Give the number of lines in the data that hold the string "chart". Nothing else is needed.

########

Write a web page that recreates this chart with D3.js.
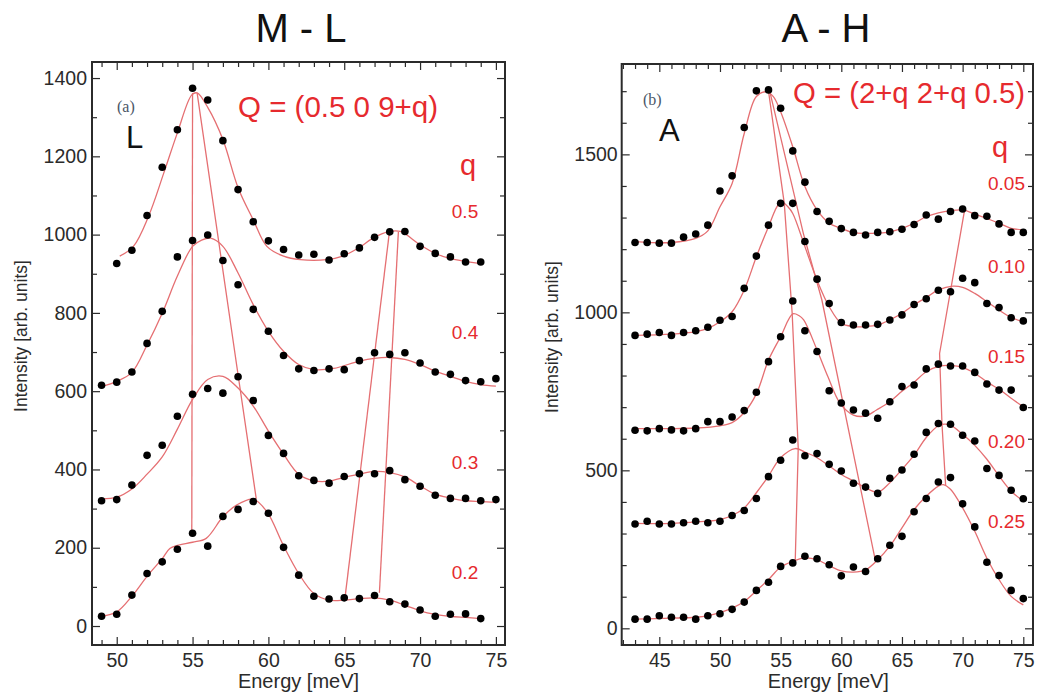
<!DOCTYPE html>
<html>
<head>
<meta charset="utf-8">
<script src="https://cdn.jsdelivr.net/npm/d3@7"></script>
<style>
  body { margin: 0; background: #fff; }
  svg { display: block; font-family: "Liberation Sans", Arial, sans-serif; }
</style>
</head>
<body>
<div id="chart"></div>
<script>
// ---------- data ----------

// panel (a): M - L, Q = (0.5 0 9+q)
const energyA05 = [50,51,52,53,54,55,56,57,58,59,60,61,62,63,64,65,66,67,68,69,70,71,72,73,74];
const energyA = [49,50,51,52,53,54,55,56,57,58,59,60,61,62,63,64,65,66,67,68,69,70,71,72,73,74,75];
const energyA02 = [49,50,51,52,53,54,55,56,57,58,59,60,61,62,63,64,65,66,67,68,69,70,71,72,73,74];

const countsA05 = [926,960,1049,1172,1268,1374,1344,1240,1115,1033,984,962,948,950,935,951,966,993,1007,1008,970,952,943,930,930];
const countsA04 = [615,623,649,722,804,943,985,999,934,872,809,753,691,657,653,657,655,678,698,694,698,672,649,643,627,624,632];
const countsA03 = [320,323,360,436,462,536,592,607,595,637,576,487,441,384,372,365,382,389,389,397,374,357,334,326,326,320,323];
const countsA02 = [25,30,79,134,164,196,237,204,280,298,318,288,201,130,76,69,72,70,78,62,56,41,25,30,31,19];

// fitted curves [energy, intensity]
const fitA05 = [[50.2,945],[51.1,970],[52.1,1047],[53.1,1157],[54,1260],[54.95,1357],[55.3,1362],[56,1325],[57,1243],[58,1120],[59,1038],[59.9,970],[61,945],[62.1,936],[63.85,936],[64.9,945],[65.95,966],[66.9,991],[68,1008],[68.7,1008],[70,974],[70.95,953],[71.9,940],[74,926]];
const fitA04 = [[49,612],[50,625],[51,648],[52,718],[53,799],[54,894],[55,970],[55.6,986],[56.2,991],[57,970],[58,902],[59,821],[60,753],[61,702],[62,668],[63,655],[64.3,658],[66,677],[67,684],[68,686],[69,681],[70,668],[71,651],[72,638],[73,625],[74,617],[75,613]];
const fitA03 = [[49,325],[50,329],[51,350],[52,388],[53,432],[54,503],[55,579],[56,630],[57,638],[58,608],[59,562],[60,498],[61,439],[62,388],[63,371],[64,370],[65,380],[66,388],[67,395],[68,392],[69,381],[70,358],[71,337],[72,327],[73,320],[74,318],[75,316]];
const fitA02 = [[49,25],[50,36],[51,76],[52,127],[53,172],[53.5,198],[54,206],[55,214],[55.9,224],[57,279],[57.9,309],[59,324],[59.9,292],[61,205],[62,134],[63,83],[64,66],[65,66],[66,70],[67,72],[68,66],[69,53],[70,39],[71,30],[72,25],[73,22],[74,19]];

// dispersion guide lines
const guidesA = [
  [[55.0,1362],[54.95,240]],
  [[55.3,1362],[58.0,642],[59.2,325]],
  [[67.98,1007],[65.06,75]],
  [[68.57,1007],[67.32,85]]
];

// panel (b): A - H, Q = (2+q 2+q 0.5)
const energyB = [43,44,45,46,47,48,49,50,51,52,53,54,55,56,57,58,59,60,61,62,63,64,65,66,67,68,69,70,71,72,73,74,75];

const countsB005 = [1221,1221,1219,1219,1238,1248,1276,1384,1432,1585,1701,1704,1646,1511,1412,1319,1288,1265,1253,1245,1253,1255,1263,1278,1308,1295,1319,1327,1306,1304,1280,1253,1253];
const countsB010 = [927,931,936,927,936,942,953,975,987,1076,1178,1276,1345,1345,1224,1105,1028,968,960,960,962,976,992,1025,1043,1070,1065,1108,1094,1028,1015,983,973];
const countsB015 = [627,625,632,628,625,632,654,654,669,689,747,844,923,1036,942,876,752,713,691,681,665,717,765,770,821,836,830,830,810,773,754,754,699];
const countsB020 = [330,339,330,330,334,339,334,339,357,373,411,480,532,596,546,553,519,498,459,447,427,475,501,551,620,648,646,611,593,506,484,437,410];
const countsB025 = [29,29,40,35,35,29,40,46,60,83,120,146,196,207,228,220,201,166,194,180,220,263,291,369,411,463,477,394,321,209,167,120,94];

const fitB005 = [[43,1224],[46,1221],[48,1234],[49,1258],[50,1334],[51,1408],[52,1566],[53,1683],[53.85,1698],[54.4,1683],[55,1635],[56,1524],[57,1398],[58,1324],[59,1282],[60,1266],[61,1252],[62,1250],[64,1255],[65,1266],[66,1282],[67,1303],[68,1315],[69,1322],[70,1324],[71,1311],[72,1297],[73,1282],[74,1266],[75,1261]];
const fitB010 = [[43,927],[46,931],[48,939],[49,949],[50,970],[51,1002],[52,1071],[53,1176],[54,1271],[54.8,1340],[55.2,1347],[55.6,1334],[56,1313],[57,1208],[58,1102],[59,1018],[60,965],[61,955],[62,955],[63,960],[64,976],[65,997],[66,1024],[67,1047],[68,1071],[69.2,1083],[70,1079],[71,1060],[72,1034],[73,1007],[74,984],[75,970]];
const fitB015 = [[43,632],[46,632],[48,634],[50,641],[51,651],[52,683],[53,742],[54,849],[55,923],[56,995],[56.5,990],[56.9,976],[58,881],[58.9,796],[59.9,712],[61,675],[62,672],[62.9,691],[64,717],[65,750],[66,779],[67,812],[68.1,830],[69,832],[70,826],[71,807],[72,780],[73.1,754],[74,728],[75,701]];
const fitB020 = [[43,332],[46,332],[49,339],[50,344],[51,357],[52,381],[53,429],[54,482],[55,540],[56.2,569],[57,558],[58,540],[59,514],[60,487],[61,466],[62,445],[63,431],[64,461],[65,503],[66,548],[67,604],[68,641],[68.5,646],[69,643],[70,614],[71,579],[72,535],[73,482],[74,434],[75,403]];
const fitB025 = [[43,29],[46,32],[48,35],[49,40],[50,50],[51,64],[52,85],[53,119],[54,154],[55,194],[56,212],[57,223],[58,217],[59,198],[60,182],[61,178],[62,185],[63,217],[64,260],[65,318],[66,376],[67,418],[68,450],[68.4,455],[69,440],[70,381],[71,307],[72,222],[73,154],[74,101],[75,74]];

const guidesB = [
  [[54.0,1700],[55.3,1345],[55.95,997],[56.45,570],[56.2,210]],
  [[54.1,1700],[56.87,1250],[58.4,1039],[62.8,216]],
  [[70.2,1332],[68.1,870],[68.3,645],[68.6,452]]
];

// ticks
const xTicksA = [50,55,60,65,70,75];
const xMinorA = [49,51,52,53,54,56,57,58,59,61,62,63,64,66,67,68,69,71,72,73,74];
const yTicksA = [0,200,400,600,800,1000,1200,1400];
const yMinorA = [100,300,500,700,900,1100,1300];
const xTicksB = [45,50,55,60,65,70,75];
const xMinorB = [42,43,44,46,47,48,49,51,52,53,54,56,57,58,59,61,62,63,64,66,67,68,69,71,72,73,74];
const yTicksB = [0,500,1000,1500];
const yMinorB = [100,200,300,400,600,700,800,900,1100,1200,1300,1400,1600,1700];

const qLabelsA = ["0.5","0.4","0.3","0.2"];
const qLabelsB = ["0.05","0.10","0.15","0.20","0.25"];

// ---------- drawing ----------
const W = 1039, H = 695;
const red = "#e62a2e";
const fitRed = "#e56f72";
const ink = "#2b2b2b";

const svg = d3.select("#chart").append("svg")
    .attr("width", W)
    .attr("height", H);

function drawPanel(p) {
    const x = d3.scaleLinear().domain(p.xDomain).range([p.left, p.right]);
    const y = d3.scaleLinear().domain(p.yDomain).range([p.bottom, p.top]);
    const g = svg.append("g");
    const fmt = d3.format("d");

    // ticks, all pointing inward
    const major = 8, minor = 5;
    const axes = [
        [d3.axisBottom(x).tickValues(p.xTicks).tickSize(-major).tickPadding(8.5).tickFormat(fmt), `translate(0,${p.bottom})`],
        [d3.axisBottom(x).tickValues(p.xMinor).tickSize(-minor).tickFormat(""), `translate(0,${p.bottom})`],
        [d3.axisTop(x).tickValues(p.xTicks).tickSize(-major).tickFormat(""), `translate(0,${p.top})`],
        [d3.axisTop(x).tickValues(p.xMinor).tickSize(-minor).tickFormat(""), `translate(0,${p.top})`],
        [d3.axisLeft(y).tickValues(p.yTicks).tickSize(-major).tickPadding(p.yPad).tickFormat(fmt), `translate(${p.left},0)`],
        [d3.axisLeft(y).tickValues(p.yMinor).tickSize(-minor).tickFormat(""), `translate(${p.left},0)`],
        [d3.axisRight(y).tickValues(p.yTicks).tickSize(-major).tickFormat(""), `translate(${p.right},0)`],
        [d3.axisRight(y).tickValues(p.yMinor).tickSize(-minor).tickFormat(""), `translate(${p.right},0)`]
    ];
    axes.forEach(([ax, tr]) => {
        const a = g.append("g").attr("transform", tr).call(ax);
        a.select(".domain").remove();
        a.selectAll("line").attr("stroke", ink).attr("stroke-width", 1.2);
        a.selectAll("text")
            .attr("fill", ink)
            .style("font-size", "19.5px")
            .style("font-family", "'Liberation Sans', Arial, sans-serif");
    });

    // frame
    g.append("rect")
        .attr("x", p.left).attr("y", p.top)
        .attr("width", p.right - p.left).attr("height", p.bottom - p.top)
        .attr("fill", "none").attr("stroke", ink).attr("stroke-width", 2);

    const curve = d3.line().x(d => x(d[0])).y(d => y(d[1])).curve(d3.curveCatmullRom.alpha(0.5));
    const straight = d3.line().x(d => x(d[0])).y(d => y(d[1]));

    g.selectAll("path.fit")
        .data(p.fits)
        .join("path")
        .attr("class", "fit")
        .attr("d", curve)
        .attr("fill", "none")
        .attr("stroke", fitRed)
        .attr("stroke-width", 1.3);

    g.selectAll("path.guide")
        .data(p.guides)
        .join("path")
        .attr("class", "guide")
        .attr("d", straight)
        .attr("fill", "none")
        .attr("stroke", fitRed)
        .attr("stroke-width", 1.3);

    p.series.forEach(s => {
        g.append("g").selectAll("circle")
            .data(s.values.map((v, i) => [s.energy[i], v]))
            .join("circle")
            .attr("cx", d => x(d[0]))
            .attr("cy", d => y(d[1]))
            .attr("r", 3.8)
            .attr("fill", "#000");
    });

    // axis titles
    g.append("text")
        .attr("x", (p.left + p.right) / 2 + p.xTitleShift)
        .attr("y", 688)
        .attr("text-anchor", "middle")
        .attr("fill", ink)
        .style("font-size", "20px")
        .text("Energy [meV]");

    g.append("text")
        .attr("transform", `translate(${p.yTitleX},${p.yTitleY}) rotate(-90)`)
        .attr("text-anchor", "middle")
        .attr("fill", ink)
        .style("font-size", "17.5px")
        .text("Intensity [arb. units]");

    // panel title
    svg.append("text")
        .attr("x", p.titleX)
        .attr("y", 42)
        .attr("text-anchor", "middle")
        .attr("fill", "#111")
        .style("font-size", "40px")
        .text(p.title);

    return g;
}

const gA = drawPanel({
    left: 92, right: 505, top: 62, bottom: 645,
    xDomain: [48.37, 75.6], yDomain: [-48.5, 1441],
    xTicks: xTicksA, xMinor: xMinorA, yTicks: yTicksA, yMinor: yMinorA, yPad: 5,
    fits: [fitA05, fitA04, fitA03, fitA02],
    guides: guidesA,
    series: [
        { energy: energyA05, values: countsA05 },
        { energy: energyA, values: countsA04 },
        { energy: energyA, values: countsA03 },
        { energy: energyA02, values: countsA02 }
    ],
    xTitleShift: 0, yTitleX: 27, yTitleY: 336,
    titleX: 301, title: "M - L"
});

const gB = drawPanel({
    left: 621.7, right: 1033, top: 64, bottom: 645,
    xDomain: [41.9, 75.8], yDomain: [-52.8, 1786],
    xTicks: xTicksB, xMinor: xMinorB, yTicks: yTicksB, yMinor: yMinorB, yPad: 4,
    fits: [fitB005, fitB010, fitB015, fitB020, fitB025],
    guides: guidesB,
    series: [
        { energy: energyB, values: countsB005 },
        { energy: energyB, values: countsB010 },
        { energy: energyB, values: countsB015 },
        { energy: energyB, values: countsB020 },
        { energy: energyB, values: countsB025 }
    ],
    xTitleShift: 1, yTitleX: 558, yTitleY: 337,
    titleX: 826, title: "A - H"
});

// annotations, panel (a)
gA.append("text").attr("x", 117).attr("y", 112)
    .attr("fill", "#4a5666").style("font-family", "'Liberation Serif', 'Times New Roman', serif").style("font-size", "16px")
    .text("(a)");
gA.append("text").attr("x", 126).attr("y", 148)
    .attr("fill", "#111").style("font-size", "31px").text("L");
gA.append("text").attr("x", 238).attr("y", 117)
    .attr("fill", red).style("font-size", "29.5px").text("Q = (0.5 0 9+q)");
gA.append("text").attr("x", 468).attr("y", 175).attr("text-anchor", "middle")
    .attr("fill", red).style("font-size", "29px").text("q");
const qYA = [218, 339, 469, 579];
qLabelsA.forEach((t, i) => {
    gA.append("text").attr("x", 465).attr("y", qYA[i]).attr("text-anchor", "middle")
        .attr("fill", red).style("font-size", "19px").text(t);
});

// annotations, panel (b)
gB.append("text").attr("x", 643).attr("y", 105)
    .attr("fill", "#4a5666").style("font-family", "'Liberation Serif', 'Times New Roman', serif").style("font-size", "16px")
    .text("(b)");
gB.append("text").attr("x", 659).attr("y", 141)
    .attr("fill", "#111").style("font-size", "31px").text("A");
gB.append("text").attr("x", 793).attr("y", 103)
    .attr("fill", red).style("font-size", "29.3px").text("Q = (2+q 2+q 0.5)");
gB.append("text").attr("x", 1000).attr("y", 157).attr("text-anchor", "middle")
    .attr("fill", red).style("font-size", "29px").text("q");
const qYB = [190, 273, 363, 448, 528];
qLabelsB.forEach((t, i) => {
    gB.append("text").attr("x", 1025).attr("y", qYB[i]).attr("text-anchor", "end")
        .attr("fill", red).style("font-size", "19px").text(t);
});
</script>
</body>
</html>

########

### Exercise answer
3